→ **Records with drawing code**
• • • • •
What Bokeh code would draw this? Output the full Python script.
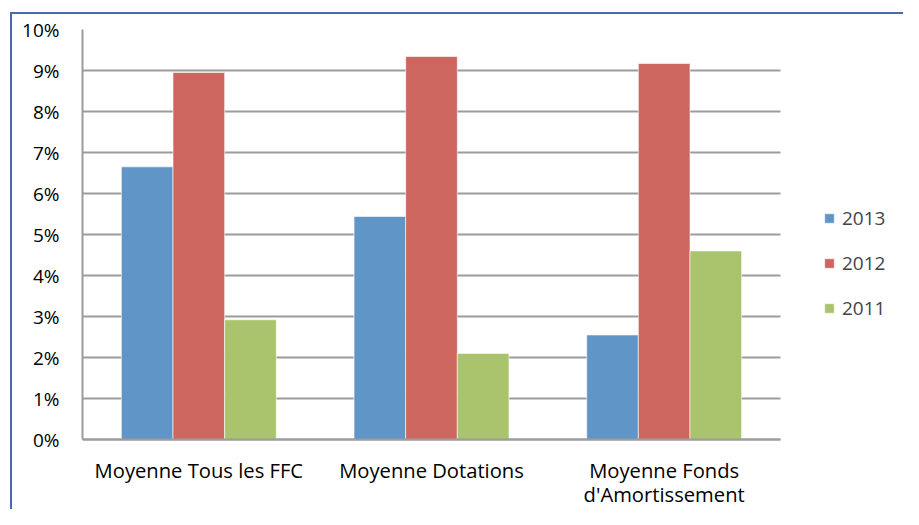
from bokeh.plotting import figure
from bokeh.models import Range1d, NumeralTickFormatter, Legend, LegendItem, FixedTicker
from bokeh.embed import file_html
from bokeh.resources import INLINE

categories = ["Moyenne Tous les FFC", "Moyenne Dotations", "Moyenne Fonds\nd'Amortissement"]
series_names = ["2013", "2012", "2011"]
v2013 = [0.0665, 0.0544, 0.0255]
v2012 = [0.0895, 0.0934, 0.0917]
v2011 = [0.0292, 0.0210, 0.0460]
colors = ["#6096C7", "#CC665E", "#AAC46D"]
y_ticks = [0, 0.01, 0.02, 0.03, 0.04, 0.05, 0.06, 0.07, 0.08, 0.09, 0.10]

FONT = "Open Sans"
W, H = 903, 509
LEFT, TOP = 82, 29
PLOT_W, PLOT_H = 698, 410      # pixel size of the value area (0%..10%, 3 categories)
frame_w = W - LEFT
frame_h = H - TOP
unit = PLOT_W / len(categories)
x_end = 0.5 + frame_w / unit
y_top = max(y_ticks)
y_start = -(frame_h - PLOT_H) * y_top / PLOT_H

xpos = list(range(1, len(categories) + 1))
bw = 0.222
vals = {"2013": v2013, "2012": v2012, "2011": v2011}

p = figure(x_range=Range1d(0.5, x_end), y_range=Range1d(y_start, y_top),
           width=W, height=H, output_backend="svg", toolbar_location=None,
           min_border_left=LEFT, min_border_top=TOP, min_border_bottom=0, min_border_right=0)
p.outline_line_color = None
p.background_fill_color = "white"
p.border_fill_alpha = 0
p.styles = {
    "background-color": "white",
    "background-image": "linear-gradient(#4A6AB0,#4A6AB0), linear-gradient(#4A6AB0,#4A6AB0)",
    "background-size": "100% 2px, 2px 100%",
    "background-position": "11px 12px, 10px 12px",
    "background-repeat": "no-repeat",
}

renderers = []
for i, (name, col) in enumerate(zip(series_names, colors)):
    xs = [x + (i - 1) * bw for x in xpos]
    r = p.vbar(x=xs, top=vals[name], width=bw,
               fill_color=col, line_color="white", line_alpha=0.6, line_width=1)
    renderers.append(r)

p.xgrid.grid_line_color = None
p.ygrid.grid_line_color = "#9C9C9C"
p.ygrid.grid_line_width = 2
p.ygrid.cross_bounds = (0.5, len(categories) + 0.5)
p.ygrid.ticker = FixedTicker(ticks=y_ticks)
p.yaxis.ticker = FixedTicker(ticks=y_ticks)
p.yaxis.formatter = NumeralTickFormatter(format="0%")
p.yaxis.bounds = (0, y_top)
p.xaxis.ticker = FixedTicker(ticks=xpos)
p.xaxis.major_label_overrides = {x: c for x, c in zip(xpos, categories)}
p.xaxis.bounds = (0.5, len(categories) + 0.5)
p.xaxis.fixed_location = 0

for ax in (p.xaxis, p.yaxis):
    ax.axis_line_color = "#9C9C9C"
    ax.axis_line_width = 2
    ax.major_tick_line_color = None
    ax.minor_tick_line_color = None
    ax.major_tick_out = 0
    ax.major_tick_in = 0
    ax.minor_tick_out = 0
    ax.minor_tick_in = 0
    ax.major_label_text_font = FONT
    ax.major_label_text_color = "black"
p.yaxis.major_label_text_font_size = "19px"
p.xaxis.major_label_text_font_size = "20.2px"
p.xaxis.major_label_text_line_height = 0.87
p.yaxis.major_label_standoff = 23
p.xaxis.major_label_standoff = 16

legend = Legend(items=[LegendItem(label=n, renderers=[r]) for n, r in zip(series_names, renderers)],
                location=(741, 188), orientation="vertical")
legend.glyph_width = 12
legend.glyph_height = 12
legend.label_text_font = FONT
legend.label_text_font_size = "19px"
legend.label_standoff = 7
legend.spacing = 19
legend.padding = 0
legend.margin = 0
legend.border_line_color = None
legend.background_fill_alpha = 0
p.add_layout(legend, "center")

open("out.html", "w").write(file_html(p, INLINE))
• • • • •
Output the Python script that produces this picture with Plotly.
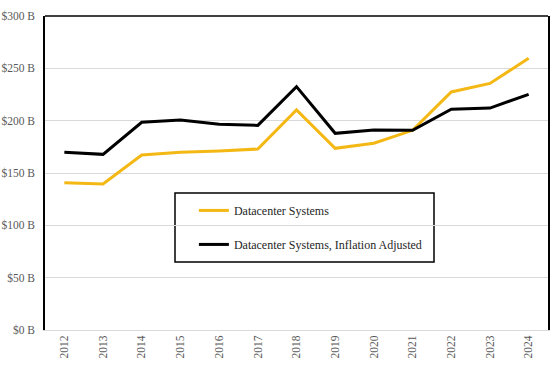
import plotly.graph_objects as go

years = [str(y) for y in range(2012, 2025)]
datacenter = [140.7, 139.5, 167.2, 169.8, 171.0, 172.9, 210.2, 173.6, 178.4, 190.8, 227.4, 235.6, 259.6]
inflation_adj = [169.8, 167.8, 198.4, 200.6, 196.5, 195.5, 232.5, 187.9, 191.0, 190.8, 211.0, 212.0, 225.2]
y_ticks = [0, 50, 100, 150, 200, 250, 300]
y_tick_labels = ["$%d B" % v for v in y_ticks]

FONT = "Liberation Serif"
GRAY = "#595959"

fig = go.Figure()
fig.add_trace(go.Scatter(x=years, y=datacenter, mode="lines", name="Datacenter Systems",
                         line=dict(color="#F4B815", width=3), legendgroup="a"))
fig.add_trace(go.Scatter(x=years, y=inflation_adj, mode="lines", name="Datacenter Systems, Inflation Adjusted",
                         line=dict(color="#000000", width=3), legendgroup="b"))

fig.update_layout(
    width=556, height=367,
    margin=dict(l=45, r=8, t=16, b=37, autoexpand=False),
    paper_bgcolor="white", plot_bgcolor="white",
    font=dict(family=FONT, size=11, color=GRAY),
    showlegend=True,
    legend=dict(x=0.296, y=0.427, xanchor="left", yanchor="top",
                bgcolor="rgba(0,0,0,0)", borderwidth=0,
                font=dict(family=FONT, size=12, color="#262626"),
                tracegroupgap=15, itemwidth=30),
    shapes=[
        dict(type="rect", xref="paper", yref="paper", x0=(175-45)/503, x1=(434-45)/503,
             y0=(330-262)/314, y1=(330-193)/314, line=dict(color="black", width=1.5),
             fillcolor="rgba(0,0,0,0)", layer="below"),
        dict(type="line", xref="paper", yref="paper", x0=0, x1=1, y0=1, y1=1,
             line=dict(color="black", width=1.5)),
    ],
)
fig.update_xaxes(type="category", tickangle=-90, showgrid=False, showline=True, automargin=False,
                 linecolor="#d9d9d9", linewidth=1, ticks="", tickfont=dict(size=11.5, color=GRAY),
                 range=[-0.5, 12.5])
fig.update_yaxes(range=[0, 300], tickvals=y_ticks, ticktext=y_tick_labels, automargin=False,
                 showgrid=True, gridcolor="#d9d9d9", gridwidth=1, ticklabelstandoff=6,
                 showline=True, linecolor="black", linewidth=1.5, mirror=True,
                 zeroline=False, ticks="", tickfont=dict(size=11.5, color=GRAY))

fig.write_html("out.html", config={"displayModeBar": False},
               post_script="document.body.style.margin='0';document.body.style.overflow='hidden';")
• • • • •
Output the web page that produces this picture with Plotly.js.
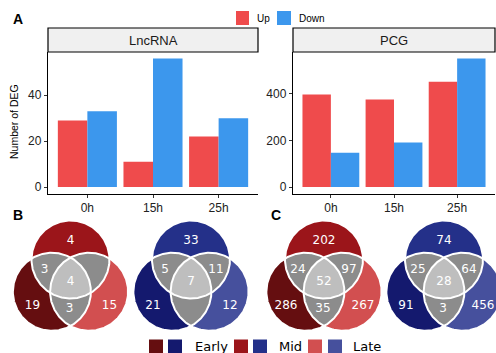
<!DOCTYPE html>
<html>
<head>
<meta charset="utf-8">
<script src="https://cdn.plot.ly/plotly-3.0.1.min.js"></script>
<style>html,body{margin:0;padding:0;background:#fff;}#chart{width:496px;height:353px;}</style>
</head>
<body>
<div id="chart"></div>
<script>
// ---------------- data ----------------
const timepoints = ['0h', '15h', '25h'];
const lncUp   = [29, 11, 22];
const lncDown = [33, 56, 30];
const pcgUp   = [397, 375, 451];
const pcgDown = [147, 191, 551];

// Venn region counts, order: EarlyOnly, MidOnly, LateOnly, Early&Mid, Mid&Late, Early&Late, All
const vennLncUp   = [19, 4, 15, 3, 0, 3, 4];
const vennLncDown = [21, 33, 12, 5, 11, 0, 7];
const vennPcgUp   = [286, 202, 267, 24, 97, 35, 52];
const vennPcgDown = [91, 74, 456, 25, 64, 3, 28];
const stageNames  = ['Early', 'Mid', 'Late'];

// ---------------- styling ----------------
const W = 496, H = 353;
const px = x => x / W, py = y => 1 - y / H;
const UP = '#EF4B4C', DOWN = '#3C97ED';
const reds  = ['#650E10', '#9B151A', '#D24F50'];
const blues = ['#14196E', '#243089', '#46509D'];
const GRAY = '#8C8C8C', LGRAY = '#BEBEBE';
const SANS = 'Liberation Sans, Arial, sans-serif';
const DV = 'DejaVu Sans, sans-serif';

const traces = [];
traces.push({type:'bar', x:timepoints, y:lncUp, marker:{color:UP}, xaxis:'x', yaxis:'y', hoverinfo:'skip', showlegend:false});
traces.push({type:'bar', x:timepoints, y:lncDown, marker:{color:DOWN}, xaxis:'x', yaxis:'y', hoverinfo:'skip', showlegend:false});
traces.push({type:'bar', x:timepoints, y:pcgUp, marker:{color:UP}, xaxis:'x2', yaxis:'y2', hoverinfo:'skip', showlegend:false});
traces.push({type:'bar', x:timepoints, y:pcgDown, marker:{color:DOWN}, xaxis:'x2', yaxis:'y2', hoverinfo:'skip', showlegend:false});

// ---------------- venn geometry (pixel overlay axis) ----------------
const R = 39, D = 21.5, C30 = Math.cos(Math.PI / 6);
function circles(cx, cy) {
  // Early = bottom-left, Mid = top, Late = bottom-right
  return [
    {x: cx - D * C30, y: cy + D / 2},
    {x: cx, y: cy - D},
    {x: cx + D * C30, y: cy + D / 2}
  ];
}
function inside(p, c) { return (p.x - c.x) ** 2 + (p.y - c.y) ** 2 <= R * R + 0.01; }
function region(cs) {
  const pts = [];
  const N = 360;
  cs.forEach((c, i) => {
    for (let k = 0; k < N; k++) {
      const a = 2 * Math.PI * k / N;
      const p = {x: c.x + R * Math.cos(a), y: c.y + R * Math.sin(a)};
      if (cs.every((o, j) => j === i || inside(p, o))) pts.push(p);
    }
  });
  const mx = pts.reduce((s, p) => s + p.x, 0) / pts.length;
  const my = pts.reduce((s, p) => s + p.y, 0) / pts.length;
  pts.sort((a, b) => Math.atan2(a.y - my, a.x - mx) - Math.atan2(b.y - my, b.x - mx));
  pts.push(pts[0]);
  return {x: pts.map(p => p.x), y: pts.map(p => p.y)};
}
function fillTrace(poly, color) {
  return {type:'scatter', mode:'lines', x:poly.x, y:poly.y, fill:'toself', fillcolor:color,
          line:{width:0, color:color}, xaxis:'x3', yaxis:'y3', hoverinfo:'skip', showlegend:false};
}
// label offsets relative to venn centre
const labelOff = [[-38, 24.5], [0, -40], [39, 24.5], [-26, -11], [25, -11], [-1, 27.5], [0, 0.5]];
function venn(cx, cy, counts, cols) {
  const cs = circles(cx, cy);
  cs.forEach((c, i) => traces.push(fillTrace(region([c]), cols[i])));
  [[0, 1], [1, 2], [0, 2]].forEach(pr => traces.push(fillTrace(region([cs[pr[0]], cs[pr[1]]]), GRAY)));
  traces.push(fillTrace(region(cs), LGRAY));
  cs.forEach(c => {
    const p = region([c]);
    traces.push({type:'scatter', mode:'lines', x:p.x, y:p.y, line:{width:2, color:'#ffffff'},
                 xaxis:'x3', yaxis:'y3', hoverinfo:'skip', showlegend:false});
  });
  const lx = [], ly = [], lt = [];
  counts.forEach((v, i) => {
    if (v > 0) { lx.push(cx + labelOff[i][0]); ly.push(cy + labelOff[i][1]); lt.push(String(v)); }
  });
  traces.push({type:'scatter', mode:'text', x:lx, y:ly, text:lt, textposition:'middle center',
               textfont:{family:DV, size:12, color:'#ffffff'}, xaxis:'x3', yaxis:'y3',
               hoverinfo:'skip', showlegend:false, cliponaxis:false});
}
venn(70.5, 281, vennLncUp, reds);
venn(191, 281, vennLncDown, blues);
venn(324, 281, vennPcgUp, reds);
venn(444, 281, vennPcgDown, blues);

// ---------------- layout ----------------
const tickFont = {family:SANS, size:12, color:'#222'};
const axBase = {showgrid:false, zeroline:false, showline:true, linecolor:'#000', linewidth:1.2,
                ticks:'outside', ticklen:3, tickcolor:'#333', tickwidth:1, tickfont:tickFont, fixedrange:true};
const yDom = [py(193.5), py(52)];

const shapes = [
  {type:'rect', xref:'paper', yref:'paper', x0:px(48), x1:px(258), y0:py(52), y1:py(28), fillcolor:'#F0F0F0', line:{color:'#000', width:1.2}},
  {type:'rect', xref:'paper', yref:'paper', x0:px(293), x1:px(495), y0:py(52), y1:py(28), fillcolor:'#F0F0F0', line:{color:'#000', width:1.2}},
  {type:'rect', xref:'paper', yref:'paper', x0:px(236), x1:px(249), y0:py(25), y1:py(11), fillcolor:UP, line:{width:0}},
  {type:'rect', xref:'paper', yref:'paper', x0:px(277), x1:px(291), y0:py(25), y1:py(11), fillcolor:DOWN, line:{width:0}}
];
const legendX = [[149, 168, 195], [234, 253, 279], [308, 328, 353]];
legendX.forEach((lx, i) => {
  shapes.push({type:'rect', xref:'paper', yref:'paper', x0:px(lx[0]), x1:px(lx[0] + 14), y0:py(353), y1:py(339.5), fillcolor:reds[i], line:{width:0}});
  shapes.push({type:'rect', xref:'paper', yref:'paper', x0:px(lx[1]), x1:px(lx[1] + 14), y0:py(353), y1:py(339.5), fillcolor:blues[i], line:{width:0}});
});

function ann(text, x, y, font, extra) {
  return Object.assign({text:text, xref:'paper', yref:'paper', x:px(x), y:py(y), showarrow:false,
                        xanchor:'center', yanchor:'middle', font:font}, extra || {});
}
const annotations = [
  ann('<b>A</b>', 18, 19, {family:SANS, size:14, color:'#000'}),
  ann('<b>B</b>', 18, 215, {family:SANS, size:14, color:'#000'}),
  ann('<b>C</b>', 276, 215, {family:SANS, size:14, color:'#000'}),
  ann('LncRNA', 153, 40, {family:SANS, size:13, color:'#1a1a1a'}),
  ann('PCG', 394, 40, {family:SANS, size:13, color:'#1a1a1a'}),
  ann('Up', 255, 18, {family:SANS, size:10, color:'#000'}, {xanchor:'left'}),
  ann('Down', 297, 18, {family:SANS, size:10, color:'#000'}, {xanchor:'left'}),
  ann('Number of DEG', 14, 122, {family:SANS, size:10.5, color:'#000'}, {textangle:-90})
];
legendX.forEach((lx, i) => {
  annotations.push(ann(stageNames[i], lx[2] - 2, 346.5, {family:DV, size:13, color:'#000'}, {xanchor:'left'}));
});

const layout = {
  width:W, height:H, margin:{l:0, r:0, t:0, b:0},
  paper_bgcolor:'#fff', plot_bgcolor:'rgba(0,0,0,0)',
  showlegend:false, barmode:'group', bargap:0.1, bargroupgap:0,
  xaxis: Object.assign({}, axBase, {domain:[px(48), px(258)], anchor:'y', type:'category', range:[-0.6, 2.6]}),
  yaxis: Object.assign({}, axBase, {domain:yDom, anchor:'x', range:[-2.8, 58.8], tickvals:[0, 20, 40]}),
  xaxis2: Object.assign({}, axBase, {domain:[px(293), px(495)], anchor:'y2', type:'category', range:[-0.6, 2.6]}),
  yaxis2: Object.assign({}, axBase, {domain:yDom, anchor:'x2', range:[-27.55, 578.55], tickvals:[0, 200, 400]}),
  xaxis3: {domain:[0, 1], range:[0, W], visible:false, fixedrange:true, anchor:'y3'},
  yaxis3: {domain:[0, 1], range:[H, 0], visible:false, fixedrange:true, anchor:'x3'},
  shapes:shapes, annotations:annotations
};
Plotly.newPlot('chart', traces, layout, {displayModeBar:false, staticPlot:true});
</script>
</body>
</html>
• • • • •
→ **Exercise**
Your task is to gather every line with the word "produces" and copy it.

→ **In response**
Output the Python script that produces this picture with Plotly.
Output the web page that produces this picture with Plotly.js.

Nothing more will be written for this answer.